#### Raw data
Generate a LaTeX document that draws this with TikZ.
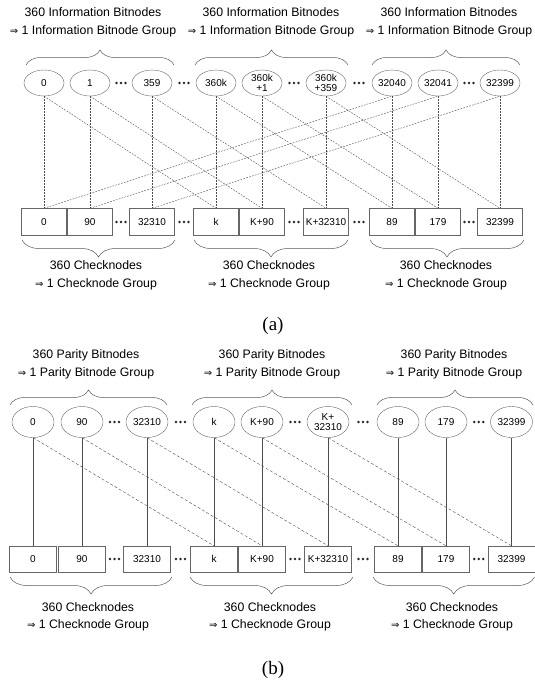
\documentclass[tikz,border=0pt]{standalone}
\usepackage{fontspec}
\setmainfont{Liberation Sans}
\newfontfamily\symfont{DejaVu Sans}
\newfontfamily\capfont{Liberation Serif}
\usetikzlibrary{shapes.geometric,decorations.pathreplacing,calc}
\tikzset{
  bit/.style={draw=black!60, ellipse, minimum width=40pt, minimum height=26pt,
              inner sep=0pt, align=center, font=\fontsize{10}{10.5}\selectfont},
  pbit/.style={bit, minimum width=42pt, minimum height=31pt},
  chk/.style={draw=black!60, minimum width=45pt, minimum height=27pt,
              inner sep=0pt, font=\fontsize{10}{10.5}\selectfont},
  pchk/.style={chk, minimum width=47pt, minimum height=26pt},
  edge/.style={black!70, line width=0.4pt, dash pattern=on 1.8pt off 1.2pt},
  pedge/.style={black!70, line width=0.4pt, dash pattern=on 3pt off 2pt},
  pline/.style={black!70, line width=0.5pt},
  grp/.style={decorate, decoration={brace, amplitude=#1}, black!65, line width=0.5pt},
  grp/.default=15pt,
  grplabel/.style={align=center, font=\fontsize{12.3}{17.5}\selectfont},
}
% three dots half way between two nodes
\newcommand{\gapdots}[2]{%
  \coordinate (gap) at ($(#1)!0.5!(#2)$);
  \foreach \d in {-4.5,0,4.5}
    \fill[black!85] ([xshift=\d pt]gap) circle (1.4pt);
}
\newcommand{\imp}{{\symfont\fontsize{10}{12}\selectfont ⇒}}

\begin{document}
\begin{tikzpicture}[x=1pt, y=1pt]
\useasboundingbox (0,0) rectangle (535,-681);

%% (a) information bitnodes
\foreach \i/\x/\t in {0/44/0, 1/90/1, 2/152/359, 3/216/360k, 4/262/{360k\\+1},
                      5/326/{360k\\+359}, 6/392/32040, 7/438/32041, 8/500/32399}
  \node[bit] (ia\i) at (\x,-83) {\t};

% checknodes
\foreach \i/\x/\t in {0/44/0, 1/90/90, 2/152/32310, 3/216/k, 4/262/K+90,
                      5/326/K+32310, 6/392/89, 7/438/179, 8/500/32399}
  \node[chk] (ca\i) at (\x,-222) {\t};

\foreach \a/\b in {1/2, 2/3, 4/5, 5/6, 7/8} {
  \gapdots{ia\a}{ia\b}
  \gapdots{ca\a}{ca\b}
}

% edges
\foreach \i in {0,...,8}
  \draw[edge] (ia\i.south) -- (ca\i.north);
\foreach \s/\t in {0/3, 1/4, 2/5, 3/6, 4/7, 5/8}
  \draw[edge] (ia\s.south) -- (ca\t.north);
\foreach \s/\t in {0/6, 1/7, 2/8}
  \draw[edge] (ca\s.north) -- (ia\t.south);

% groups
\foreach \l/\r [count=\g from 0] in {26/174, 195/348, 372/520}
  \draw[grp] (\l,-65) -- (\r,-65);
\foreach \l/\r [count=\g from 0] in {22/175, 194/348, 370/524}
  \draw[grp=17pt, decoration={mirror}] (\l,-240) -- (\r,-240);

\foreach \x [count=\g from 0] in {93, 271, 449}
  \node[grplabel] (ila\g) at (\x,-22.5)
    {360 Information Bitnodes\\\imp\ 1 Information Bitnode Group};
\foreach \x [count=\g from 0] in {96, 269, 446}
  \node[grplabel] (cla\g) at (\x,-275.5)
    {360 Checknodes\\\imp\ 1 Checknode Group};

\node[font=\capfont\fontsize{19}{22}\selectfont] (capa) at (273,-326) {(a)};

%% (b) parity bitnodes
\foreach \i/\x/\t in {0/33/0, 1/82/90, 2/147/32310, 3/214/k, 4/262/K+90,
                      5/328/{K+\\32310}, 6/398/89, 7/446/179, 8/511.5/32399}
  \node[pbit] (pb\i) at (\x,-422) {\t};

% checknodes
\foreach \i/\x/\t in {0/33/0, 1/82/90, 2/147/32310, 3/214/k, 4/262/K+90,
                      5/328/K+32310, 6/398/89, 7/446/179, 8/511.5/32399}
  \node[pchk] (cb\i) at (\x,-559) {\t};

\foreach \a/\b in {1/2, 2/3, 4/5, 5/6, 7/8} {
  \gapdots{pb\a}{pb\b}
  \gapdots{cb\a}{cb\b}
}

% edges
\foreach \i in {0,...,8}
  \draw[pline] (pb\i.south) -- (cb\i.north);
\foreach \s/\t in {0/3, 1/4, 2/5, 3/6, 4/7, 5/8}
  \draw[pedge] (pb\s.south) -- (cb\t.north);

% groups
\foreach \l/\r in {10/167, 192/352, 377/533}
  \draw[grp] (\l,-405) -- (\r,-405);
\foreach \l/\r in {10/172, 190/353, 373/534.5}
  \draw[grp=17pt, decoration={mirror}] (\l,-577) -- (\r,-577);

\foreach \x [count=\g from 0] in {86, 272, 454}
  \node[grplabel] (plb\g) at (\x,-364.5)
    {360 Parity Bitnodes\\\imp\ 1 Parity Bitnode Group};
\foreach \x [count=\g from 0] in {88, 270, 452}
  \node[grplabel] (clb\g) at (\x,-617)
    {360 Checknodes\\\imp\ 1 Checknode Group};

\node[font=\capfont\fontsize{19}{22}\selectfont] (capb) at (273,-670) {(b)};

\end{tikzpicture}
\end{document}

#### Instruction
From the data above, write out everything exactly except the pictures.

#### Task output
Generate a LaTeX document that draws this with TikZ.
\documentclass[tikz,border=0pt]{standalone}
\usepackage{fontspec}
\setmainfont{Liberation Sans}
\newfontfamily\symfont{DejaVu Sans}
\newfontfamily\capfont{Liberation Serif}
\usetikzlibrary{shapes.geometric,decorations.pathreplacing,calc}
\tikzset{
  bit/.style={draw=black!60, ellipse, minimum width=40pt, minimum height=26pt,
              inner sep=0pt, align=center, font=\fontsize{10}{10.5}\selectfont},
  pbit/.style={bit, minimum width=42pt, minimum height=31pt},
  chk/.style={draw=black!60, minimum width=45pt, minimum height=27pt,
              inner sep=0pt, font=\fontsize{10}{10.5}\selectfont},
  pchk/.style={chk, minimum width=47pt, minimum height=26pt},
  edge/.style={black!70, line width=0.4pt, dash pattern=on 1.8pt off 1.2pt},
  pedge/.style={black!70, line width=0.4pt, dash pattern=on 3pt off 2pt},
  pline/.style={black!70, line width=0.5pt},
  grp/.style={decorate, decoration={brace, amplitude=#1}, black!65, line width=0.5pt},
  grp/.default=15pt,
  grplabel/.style={align=center, font=\fontsize{12.3}{17.5}\selectfont},
}
% three dots half way between two nodes
\newcommand{\gapdots}[2]{%
  \coordinate (gap) at ($(#1)!0.5!(#2)$);
  \foreach \d in {-4.5,0,4.5}
    \fill[black!85] ([xshift=\d pt]gap) circle (1.4pt);
}
\newcommand{\imp}{{\symfont\fontsize{10}{12}\selectfont ⇒}}

\begin{document}
\begin{tikzpicture}[x=1pt, y=1pt]
\useasboundingbox (0,0) rectangle (535,-681);

%% (a) information bitnodes
\foreach \i/\x/\t in {0/44/0, 1/90/1, 2/152/359, 3/216/360k, 4/262/{360k\\+1},
                      5/326/{360k\\+359}, 6/392/32040, 7/438/32041, 8/500/32399}
  \node[bit] (ia\i) at (\x,-83) {\t};

% checknodes
\foreach \i/\x/\t in {0/44/0, 1/90/90, 2/152/32310, 3/216/k, 4/262/K+90,
                      5/326/K+32310, 6/392/89, 7/438/179, 8/500/32399}
  \node[chk] (ca\i) at (\x,-222) {\t};

\foreach \a/\b in {1/2, 2/3, 4/5, 5/6, 7/8} {
  \gapdots{ia\a}{ia\b}
  \gapdots{ca\a}{ca\b}
}

% edges
\foreach \i in {0,...,8}
  \draw[edge] (ia\i.south) -- (ca\i.north);
\foreach \s/\t in {0/3, 1/4, 2/5, 3/6, 4/7, 5/8}
  \draw[edge] (ia\s.south) -- (ca\t.north);
\foreach \s/\t in {0/6, 1/7, 2/8}
  \draw[edge] (ca\s.north) -- (ia\t.south);

% groups
\foreach \l/\r [count=\g from 0] in {26/174, 195/348, 372/520}
  \draw[grp] (\l,-65) -- (\r,-65);
\foreach \l/\r [count=\g from 0] in {22/175, 194/348, 370/524}
  \draw[grp=17pt, decoration={mirror}] (\l,-240) -- (\r,-240);

\foreach \x [count=\g from 0] in {93, 271, 449}
  \node[grplabel] (ila\g) at (\x,-22.5)
    {360 Information Bitnodes\\\imp\ 1 Information Bitnode Group};
\foreach \x [count=\g from 0] in {96, 269, 446}
  \node[grplabel] (cla\g) at (\x,-275.5)
    {360 Checknodes\\\imp\ 1 Checknode Group};

\node[font=\capfont\fontsize{19}{22}\selectfont] (capa) at (273,-326) {(a)};

%% (b) parity bitnodes
\foreach \i/\x/\t in {0/33/0, 1/82/90, 2/147/32310, 3/214/k, 4/262/K+90,
                      5/328/{K+\\32310}, 6/398/89, 7/446/179, 8/511.5/32399}
  \node[pbit] (pb\i) at (\x,-422) {\t};

% checknodes
\foreach \i/\x/\t in {0/33/0, 1/82/90, 2/147/32310, 3/214/k, 4/262/K+90,
                      5/328/K+32310, 6/398/89, 7/446/179, 8/511.5/32399}
  \node[pchk] (cb\i) at (\x,-559) {\t};

\foreach \a/\b in {1/2, 2/3, 4/5, 5/6, 7/8} {
  \gapdots{pb\a}{pb\b}
  \gapdots{cb\a}{cb\b}
}

% edges
\foreach \i in {0,...,8}
  \draw[pline] (pb\i.south) -- (cb\i.north);
\foreach \s/\t in {0/3, 1/4, 2/5, 3/6, 4/7, 5/8}
  \draw[pedge] (pb\s.south) -- (cb\t.north);

% groups
\foreach \l/\r in {10/167, 192/352, 377/533}
  \draw[grp] (\l,-405) -- (\r,-405);
\foreach \l/\r in {10/172, 190/353, 373/534.5}
  \draw[grp=17pt, decoration={mirror}] (\l,-577) -- (\r,-577);

\foreach \x [count=\g from 0] in {86, 272, 454}
  \node[grplabel] (plb\g) at (\x,-364.5)
    {360 Parity Bitnodes\\\imp\ 1 Parity Bitnode Group};
\foreach \x [count=\g from 0] in {88, 270, 452}
  \node[grplabel] (clb\g) at (\x,-617)
    {360 Checknodes\\\imp\ 1 Checknode Group};

\node[font=\capfont\fontsize{19}{22}\selectfont] (capb) at (273,-670) {(b)};

\end{tikzpicture}
\end{document}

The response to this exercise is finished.